Add the title co-captain, and McRoberts knows Duke fans are watching and waiting, expecting one day soon the sophomore will morph into the next Christian Laettner or Shane Battier, the type of players they are used to seeing emerge and carry their team to postseason glory.

He is the natural choice, a 6-foot-10, 230-pound power forward gifted with the ball-handling ability and court vision of a point guard. But his inadequacies also are natural: the emotional and mental lapses expected of a 19-year-old.

"Leadership is not an easy thing," coach Mike Krzyzewski said. "Just because you name a kid captain doesn't mean that kid's going to be a leader, especially when he's a sophomore. But Josh's game lends itself, he's a really good defender, he doesn't have to get a lot of points, to be more like a team guy. He's our best player, but he's also a team guy and that helps him in the leadership position because he's one of the boys all the time."

The No. 18 Blue Devils 21-7, 8-6 ACC field their youngest team since World War II, with a starting group that includes two sophomores and two freshmen. According to the RPI, or ratings percentage index, Duke plays the fourth-toughest schedule in the nation, which has tested the mettle of the young group.

But if the Blue Devils are going to make a run in next month's conference tournament in Tampa and the NCAA Tournament, a leader must emerge.

"As long as we keep winning games, I don't care if I'm the star," McRoberts said after a Jan. 20 win at N.C. State. "I don't think we need one star player. As long as we win games, I'll be happy. ...

"Everybody has to step up and play well for us to win.
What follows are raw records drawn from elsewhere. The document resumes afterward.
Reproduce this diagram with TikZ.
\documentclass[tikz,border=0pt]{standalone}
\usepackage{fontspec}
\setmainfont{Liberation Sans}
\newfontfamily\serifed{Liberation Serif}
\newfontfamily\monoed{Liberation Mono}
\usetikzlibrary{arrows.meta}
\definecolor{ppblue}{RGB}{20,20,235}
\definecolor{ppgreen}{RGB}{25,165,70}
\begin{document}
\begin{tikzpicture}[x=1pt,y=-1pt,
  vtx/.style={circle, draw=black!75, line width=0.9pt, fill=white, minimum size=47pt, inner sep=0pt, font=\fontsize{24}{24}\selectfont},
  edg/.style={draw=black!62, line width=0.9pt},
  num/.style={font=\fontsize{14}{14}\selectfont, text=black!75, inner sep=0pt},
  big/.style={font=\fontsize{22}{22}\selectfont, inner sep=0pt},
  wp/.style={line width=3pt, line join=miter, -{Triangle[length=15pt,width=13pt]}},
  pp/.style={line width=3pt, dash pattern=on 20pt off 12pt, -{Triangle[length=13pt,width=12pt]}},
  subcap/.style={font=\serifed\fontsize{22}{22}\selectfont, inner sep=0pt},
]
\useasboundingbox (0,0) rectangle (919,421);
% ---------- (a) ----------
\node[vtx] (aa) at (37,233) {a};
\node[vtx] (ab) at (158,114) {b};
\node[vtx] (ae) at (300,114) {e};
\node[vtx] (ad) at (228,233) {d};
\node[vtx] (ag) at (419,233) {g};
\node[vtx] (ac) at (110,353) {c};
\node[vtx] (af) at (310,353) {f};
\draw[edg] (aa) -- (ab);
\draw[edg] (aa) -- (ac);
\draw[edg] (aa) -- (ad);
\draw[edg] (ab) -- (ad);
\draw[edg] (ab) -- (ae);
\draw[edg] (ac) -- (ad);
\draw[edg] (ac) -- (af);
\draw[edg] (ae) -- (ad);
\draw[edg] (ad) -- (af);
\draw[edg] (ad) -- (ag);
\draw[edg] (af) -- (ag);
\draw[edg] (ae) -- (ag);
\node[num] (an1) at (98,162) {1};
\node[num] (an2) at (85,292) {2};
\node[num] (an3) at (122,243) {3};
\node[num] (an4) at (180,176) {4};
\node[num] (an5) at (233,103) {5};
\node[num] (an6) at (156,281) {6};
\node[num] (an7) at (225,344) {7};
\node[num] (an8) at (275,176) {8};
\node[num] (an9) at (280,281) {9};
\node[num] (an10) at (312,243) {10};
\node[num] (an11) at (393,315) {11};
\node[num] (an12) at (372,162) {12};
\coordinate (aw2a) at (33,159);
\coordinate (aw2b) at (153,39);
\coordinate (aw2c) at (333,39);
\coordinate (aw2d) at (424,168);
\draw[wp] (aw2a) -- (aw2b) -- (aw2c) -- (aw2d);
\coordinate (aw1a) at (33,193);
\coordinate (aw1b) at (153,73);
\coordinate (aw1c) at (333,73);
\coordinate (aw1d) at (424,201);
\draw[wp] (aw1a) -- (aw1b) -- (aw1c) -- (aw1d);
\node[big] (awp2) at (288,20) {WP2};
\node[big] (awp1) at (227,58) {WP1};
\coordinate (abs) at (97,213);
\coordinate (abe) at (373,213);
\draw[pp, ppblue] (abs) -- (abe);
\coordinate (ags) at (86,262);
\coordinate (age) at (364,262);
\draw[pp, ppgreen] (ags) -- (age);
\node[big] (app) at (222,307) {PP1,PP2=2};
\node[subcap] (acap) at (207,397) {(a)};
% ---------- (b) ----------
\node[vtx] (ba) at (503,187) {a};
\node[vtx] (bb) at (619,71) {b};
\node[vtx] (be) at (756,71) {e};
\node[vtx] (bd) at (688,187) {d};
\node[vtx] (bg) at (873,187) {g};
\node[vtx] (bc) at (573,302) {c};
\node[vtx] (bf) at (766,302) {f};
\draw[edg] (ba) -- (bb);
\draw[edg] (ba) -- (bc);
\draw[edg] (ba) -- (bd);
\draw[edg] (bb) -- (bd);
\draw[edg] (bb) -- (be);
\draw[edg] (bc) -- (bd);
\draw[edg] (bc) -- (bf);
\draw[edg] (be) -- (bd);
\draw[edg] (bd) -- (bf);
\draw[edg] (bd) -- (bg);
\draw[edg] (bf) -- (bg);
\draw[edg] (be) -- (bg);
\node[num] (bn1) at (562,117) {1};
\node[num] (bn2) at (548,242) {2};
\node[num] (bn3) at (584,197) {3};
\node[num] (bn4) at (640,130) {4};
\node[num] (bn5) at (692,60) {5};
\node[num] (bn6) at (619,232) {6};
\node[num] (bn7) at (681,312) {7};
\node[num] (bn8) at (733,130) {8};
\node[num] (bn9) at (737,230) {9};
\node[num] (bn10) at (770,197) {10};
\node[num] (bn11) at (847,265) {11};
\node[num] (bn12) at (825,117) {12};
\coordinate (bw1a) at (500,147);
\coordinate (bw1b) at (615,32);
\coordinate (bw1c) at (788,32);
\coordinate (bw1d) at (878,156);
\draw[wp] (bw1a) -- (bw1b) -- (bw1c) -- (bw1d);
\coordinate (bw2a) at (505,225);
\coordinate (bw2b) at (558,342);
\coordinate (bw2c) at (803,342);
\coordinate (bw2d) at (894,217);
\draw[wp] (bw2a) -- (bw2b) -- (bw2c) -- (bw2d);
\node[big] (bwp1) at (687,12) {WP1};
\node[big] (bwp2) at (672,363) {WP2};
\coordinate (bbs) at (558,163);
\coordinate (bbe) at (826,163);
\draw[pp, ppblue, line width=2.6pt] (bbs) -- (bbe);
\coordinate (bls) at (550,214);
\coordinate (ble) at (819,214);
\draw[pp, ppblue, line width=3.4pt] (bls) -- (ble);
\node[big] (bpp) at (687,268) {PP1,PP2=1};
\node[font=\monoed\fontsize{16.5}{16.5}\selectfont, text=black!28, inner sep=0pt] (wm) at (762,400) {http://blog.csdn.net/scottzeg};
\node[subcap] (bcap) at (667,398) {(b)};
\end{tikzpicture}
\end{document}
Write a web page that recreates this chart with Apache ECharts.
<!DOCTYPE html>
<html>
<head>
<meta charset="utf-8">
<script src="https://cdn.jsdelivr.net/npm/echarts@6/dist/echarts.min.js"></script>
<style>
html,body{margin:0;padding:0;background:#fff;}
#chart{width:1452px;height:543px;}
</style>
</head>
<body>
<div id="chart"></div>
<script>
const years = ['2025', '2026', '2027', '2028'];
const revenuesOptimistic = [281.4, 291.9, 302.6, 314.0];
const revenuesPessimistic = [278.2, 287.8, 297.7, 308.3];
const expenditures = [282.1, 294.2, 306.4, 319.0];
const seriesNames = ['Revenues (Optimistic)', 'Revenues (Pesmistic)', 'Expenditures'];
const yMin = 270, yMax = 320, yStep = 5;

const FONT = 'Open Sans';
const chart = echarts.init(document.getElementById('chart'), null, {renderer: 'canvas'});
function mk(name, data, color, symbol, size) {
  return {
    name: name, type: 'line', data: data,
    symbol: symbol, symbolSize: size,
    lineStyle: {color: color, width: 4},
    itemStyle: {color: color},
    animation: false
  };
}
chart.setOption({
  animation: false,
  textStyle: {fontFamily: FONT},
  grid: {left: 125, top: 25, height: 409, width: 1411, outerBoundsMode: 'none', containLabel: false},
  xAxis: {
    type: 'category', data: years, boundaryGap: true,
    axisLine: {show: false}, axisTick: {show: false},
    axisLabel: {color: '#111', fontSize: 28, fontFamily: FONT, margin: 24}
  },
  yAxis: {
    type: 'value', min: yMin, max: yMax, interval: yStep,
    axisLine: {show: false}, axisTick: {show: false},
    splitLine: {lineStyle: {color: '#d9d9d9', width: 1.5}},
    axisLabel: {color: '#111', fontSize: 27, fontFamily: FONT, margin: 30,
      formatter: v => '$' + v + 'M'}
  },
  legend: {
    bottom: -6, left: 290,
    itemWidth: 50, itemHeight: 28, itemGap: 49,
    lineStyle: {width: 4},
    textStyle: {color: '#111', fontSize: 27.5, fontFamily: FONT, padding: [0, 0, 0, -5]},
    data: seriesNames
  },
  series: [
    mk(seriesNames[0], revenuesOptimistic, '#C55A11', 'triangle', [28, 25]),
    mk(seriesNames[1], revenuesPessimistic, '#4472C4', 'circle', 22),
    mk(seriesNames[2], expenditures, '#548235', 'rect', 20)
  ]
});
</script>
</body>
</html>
That's the part that's fun. As we're winning, we're growing up as a team."

The Carmel, Ind., native ranks in the conference's top 10 in rebounds, blocks, minutes, field-goal percentage and defensive rebounds and is No. 21 in scoring at 13.4 a game.

"I saw him in high school and know what kind of player he was," Boston College coach Al Skinner said. "What he did last year, he just fit into a role they needed and this year, they needed him to do more and he's very capable of it: a player with his size, his flexibility, his ability to pass the ball, his ability to make the perimeter shot, make post moves. They didn't need all of that last year. Now this team needs more than that from him and he's stepping up."

After last season, which ended in the Sweet 16 for the fourth time in the past five seasons and saw McRoberts playing fewer minutes behind Shelden Williams, he tested the NBA draft but decided to return because he wanted to help Duke to a national title.

Less than two years ago, McRoberts was the MVP of the McDonald's All-American Game and the winner of the prestigious Morgan Wootten Award for the nation's best high school player. He was a Parade All-American. Even then, there were whispers the NBA wasn't far away.

"I know that last year I was in a different role, where if I didn't come out and have my best game, then someone else off the bench would come in and try to pick me up," McRoberts, who turns 20 Wednesday, said.

"This year I know that everybody's counting on me, maybe just to score points or do all these things in the game, but I know everybody's counting on me to give my best every night."